Ato realizado em 2020, quando os conselhos de segurança alimentar entraram com ação para embargar as obras de desmonte do restaurante de Vitória

O Restaurante Popular foi criado em 2005, durante o governo de João Coser (PT), no bojo da implementação de políticas federais para segurança alimentar. O fechamento se deu em dezembro de 2016, quando o então supersecretário Fabricio Gandini (Cidadania), hoje deputado estadual, anunciou que o plano era converter o espaço num banco de alimentos, para distribuir para as famílias mais necessitadas cadastradas no CadÚnico.

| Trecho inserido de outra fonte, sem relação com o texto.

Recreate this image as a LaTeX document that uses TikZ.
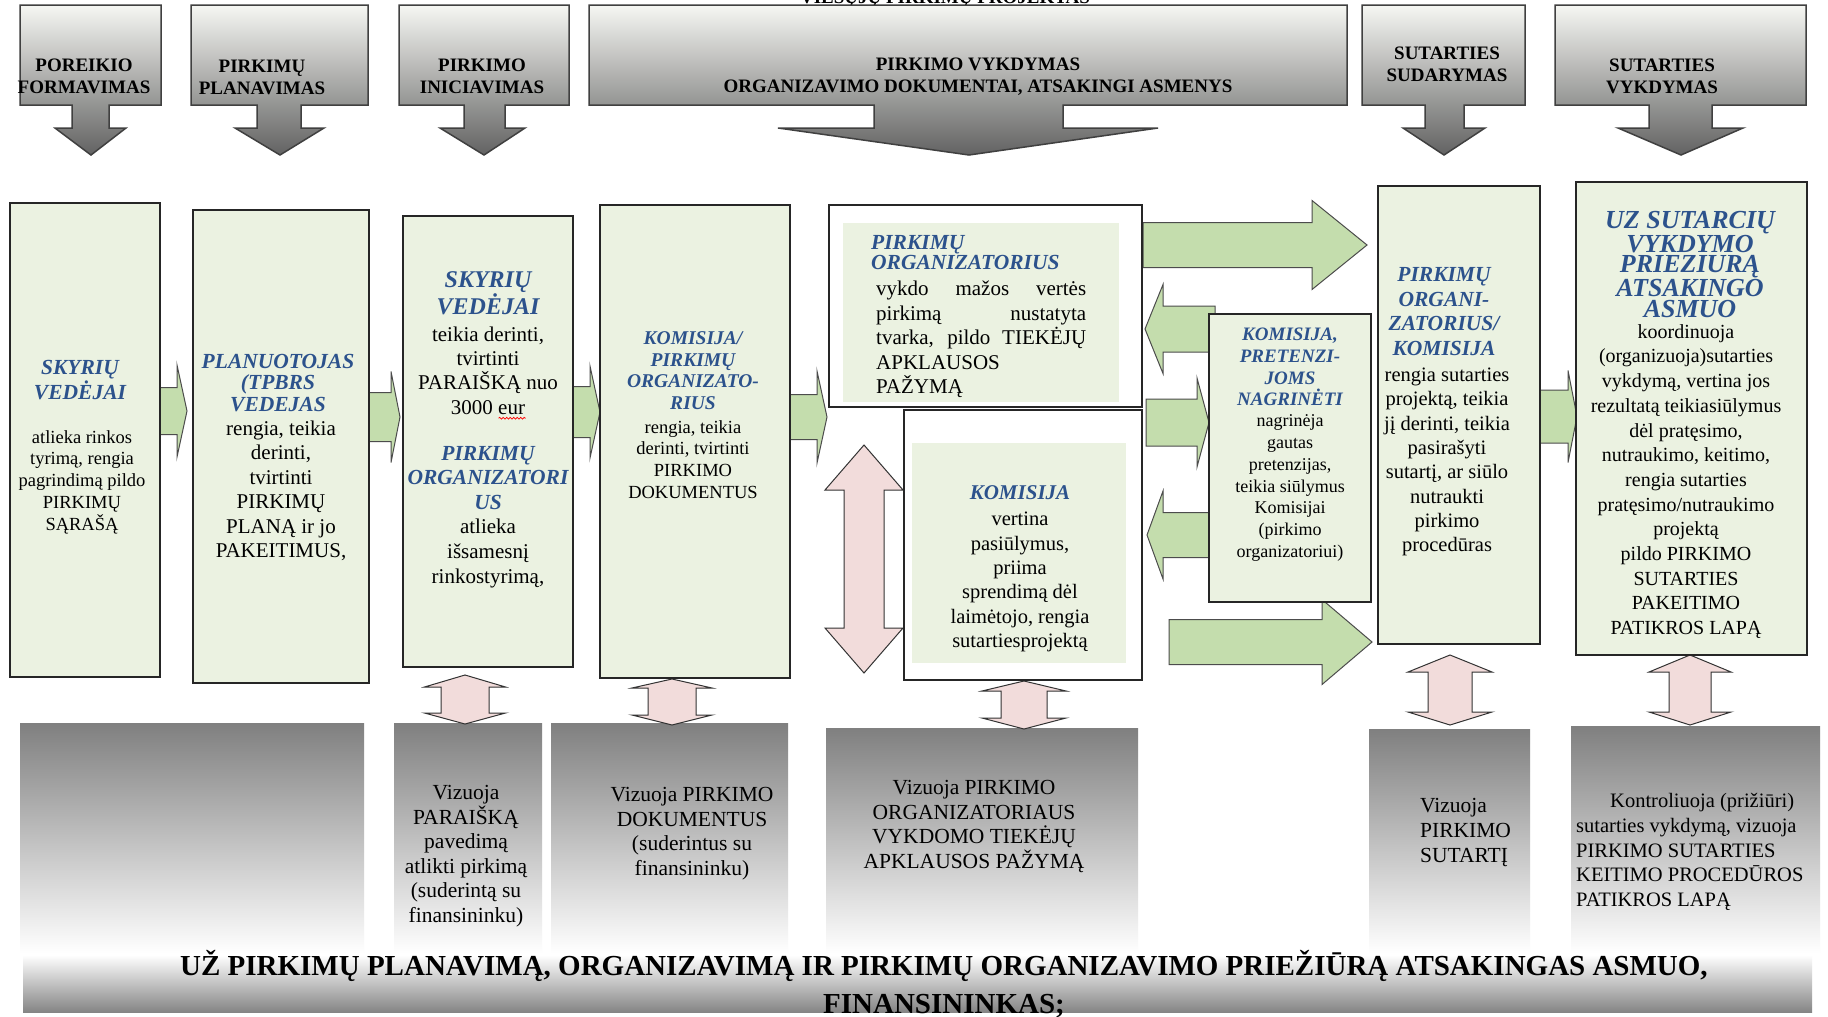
\documentclass[tikz,border=0pt]{standalone}
\usepackage{fontspec}
\setmainfont{Liberation Serif}
\usetikzlibrary{decorations.pathmorphing}

\definecolor{boxgreen}{RGB}{235,242,225}
\definecolor{arrowgreen}{RGB}{196,221,173}
\definecolor{arrowpink}{RGB}{242,220,219}
\definecolor{roleblue}{RGB}{44,82,140}
\definecolor{hdtop}{RGB}{246,247,243}
\definecolor{hdmid}{RGB}{196,197,193}
\definecolor{hdbot}{RGB}{98,98,98}

\tikzset{
  hdshape/.style={draw=black!75, line width=1.5pt, top color=hdtop, middle color=hdmid, bottom color=hdbot},
  hdtext/.style={font=\bfseries\fontsize{19}{22}\selectfont, align=center, inner sep=0pt},
  colbox/.style={draw=black!85, line width=1.3pt, fill=boxgreen},
  whitebox/.style={draw=black!85, line width=1.3pt, fill=white},
  innerbox/.style={fill=boxgreen, inner sep=0pt},
  grarrow/.style={draw=black!70, line width=1pt, fill=arrowgreen},
  pkarrow/.style={draw=black!80, line width=1pt, fill=arrowpink},
  greyfade/.style={top color=black!50, bottom color=white},
  role/.style 2 args={text=roleblue, font=\bfseries\itshape\fontsize{#1}{#2}\selectfont, align=center, inner sep=0pt},
  duty/.style 2 args={font=\fontsize{#1}{#2}\selectfont, align=center, inner sep=0pt}
}

\begin{document}
\begin{tikzpicture}[x=1pt, y=-1pt]
\useasboundingbox (0,0) rectangle (1828,1017);
\fill[white] (0,0) rectangle (1828,1017);

\def\callout#1#2#3#4#5#6#7{\draw[hdshape] (#1,5) -- (#2,5) -- (#2,105) -- (#4,105) -- (#4,128) -- (#6,128) -- (#7,155) -- (#5,128) -- (#3,128) -- (#3,105) -- (#1,105) -- cycle;}
\def\greenarrow#1#2#3#4#5#6{\draw[grarrow] (#1,#4-#5) -- (#2,#4-#5) -- (#2,#4-#6) -- (#3,#4) -- (#2,#4+#6) -- (#2,#4+#5) -- (#1,#4+#5) -- cycle;}
\def\pinkarrow#1#2#3#4#5#6#7{\draw[pkarrow] (#1,#4) -- (#1+#3,#5) -- (#1+#2,#5) -- (#1+#2,#6) -- (#1+#3,#6) -- (#1,#7) -- (#1-#3,#6) -- (#1-#2,#6) -- (#1-#2,#5) -- (#1-#3,#5) -- cycle;}

% grey bands at the bottom
\fill[greyfade] (20,723) rectangle (364,953);
\fill[greyfade] (394,723) rectangle (542,953);
\fill[greyfade] (551,723) rectangle (788,953);
\fill[greyfade] (826,728) rectangle (1138,953);
\fill[greyfade] (1369,729) rectangle (1530,953);
\fill[greyfade] (1571,726) rectangle (1820,953);
\fill[top color=white, bottom color=black!48] (23,955) rectangle (1812,1012);

% stage headers
\node[hdtext, anchor=base] (t0) at (945,4) {VIEŠŲJŲ PIRKIMŲ PROJEKTAS};
\callout{20}{161}{72}{109}{55}{126}{91}
\callout{191}{368}{257}{301}{235}{324}{280}
\callout{399}{569}{464}{505}{440}{525}{484}
\callout{589}{1347}{874}{1063}{778}{1158}{969}
\callout{1362}{1525}{1425}{1464}{1403}{1485}{1444}
\callout{1555}{1806}{1649}{1712}{1618}{1743}{1681}
\node[hdtext] (t1) at (84,76) {POREIKIO\\FORMAVIMAS};
\node[hdtext] (t2) at (262,77) {PIRKIMŲ\\PLANAVIMAS};
\node[hdtext] (t3) at (482,76) {PIRKIMO\\INICIAVIMAS};
\node[hdtext] (t4) at (978,77) {PIRKIMO VYKDYMAS\\ORGANIZAVIMO DOKUMENTAI, ATSAKINGI ASMENYS};
\node[hdtext] (t5) at (1447,64) {SUTARTIES\\SUDARYMAS};
\node[hdtext] (t6) at (1662,76) {SUTARTIES\\VYKDYMAS};

% green arrows between the steps
\greenarrow{160}{177}{187}{411}{23.5}{46}
\greenarrow{369}{391}{400}{417}{24.5}{45.5}
\greenarrow{573}{590}{600}{412}{25.5}{46}
\greenarrow{790}{817}{827}{417}{22.5}{46}
\greenarrow{1143}{1312}{1367}{245}{22.5}{44.5}
\greenarrow{1215}{1163}{1145}{329}{23}{44.5}
\greenarrow{1146}{1197}{1209}{422.5}{23.5}{44.5}
\greenarrow{1209}{1163}{1147}{535}{22.5}{44}
\greenarrow{1169}{1322}{1372}{642}{22.5}{42.5}
\greenarrow{1540}{1568}{1577}{416.5}{26.5}{46}

% pink two-way arrows
\pinkarrow{864}{20}{39}{445}{490}{628}{673}
\pinkarrow{465}{24}{40.5}{675}{687}{713}{724}
\pinkarrow{672}{24}{40}{679}{688}{715}{725}
\pinkarrow{1024}{23}{42}{681}{691}{718}{729}
\pinkarrow{1450}{22}{42}{655}{672}{712}{725}
\pinkarrow{1690}{21}{41}{655}{672}{712}{725}

% boxes
\node[colbox, minimum width=150pt, minimum height=474pt] (c1) at (85,440) {};
\node[colbox, minimum width=176pt, minimum height=473pt] (c2) at (281,446.5) {};
\node[colbox, minimum width=170pt, minimum height=451pt] (c3) at (488,441.5) {};
\node[colbox, minimum width=190pt, minimum height=473pt] (c4) at (695,441.5) {};
\node[whitebox, minimum width=313pt, minimum height=202pt] (d1) at (985.5,306) {};
\node[innerbox, minimum width=276pt, minimum height=179pt] (d1in) at (981,312.5) {};
\node[whitebox, minimum width=238pt, minimum height=270pt] (d2) at (1023,545) {};
\node[innerbox, minimum width=214pt, minimum height=220pt] (d2in) at (1019,553) {};
\node[colbox, minimum width=162pt, minimum height=288pt] (e) at (1290,458) {};
\node[colbox, minimum width=162pt, minimum height=458pt] (f) at (1459,415) {};
\node[colbox, minimum width=231pt, minimum height=473pt] (g) at (1691.5,418.5) {};

% texts in the boxes
\node[role={21.5}{25}] (c1r) at (80,380) {SKYRIŲ\\VEDĖJAI};
\node[duty={18.5}{21.7}] (c1d) at (82,482) {atlieka rinkos\\tyrimą, rengia\\pagrindimą pildo\\PIRKIMŲ\\SĄRAŠĄ};
\node[role={21.5}{21.7}] (c2r) at (278,383) {PLANUOTOJAS\\(TPBRS\\VEDEJAS};
\node[duty={21}{24.5}] (c2d) at (281,491) {rengia, teikia\\derinti,\\tvirtinti\\PIRKIMŲ\\PLANĄ ir jo\\PAKEITIMUS,};
\node[role={24}{26.7}] (c3r) at (488,293) {SKYRIŲ\\VEDĖJAI};
\node[duty={21}{24.4}] (c3d) at (488,373) {teikia derinti,\\tvirtinti\\PARAIŠKĄ nuo\\3000 \rlap{\tikz[baseline=0pt]\draw[red, line width=0.8pt, decorate, decoration={snake, amplitude=0.9pt, segment length=3.5pt}] (0pt,-4pt) -- (27pt,-4pt);}eur};
\node[role={21.5}{24.5}] (c3r2) at (488,478) {PIRKIMŲ\\ORGANIZATORI\\US};
\node[duty={21}{25}] (c3d2) at (488,553) {atlieka\\išsamesnį\\rinkostyrimą,};
\node[role={19.5}{21.7}] (c4r) at (693,370.5) {KOMISIJA/\\PIRKIMŲ\\ORGANIZATO-\\RIUS};
\node[duty={18.5}{21.7}] (c4d) at (693,459.5) {rengia, teikia\\derinti, tvirtinti\\PIRKIMO\\DOKUMENTUS};
\node[role={21.5}{18.5}, align=left, anchor=west] (d1r) at (871,252.5) {PIRKIMŲ\\ORGANIZATORIUS};
\node[duty={21}{24.5}, align=left, anchor=west] (d1d) at (876,339.5) {\makebox[210pt][s]{vykdo mažos vertės}\\\makebox[210pt][s]{pirkimą nustatyta}\\\makebox[210pt][s]{tvarka, pildo TIEKĖJŲ}\\APKLAUSOS\\PAŽYMĄ};
\node[role={21}{24}] (d2r) at (1020,493) {KOMISIJA};
\node[duty={20.5}{24.4}] (d2d) at (1020,582) {vertina\\pasiūlymus,\\priima\\sprendimą dėl\\laimėtojo, rengia\\sutartiesprojektą};
\node[role={19}{21.7}] (er) at (1290,367) {KOMISIJA,\\PRETENZI-\\JOMS\\NAGRINĖTI};
\node[duty={18}{21.7}] (ed) at (1290,488) {nagrinėja\\gautas\\pretenzijas,\\teikia siūlymus\\Komisijai\\(pirkimo\\organizatoriui)};
\node[role={21.5}{24.4}] (fr) at (1444,311.5) {PIRKIMŲ\\ORGANI-\\ZATORIUS/\\KOMISIJA};
\node[duty={20.5}{24.3}] (fd) at (1447,462) {rengia sutarties\\projektą, teikia\\jį derinti, teikia\\pasirašyti\\sutartį, ar siūlo\\nutraukti\\pirkimo\\procedūras};
\node[role={26}{20.5}] (gr) at (1690,264.5) {UZ SUTARCIŲ\\VYKDYMO\\PRIEZIURĄ\\ATSAKINGO\\ASMUO};
\node[duty={20}{24.7}] (gd) at (1686,481.5) {koordinuoja\\(organizuoja)sutarties\\vykdymą, vertina jos\\rezultatą teikiasiūlymus\\dėl pratęsimo,\\nutraukimo, keitimo,\\rengia sutarties\\pratęsimo/nutraukimo\\projektą\\pildo PIRKIMO\\SUTARTIES\\PAKEITIMO\\PATIKROS LAPĄ};

% texts in the grey bands
\node[duty={21.5}{24.5}] (r2) at (466,856) {Vizuoja\\PARAIŠKĄ\\pavedimą\\atlikti pirkimą\\(suderintą su\\finansininku)};
\node[duty={21.5}{24.5}] (r3) at (692,833.5) {Vizuoja PIRKIMO\\DOKUMENTUS\\(suderintus su\\finansininku)};
\node[duty={21.5}{24.5}] (r4) at (974,826.5) {Vizuoja PIRKIMO\\ORGANIZATORIAUS\\VYKDOMO TIEKĖJŲ\\APKLAUSOS PAŽYMĄ};
\node[duty={21.5}{25}, align=left, anchor=west] (r5) at (1420,832) {Vizuoja\\PIRKIMO\\SUTARTĮ};
\node[duty={20.5}{24.7}, align=left, anchor=west] (r6) at (1576,852) {\hspace*{34pt}Kontroliuoja (prižiūri)\\sutarties vykdymą, vizuoja\\PIRKIMO SUTARTIES\\KEITIMO PROCEDŪROS\\PATIKROS LAPĄ};
\node[font=\bfseries\fontsize{29}{38}\selectfont, align=center, inner sep=0pt] (fin) at (944,984) {UŽ PIRKIMŲ PLANAVIMĄ, ORGANIZAVIMĄ IR PIRKIMŲ ORGANIZAVIMO PRIEŽIŪRĄ ATSAKINGAS ASMUO,\\FINANSININKAS;};
\end{tikzpicture}
\end{document}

Para Jaqueline Moreira de Araújo, a gestão Pazolini mostra a mesma falta de entendimento da anterior, de Luciano Rezende. “O poder público não pensa que o Restaurante Popular deva só para quem não tem nenhuma condição de se alimentar em casa. Não é só isso, é uma política universal, para quem buscar por ele”, comenta. No caso, banco de alimentos e restaurante popular tratam-se de políticas inclusive complementares, sendo que este, por exemplo, consegue atender pessoas em situação de rua, vendedores ambulantes e outros que não teriam condições de se alimentar com qualidade durante o dia.

O atual banco de alimentos da Capital fica localizado em um galpão na Serra. “Não há estrutura adequada, acaba servindo apenas como um depósito de cestas básicas para posterior distribuição para os CRAS [Centros de Referência em Assistência Social]”. Outro equipamento previsto, a cozinha comunitária, não existe no município.

Sem políticas massivas e eficientes, e com a situação social no país se agravando diante da pandemia de Covid-19, um dos efeitos é o aumento da fome no país, conforme apontam diversos estudos. Recém-publicado, um levantamento do grupo “Alimento para Justiça”, em parceria entre universidades brasileiras e alemãs, apontou que no final do ano passado quase 60% da população enfrentava algum grau de insegurança alimentar, sendo que 15% estavam em situação de grave insegurança alimentar. O resultado coloca o país a níveis próximos de 2004, quando começava a ser implantado o Bolsa Família.

O desmonte das políticas a nível federal que contribuíam com os investimentos nos equipamentos de segurança alimentar acabaram gerando um efeito em cadeia, e hoje não há em funcionamento mais nenhum restaurante popular, tendo sido fechado não apenas o de Vitória, mas também de Cariacica, Cachoeiro de Itapemirim, Colatina e Nova Venécia. Por isso, também existe uma cobrança ao governo estadual, com quem já houve diálogos, mas ainda não se concretizaram as políticas para efetivar o retorno e criação de novos restaurantes populares.

O Maranhão, por exemplo, expandiu a atuação dos restaurantes populares durante a pandemia, aumentando o número deles e passando a oferecer, além do almoço a R$ 3, a janta a R$ 1. O estado conta hoje com 55 restaurantes populares em funcionamento.

Enquanto o poder público capixaba vacila em suas políticas, os ativistas repetem o drama que tem virado a vida das pessoas vulneráveis: “Quem não morrer de Covid, corre o risco de morrer de fome”, lamenta Jaqueline.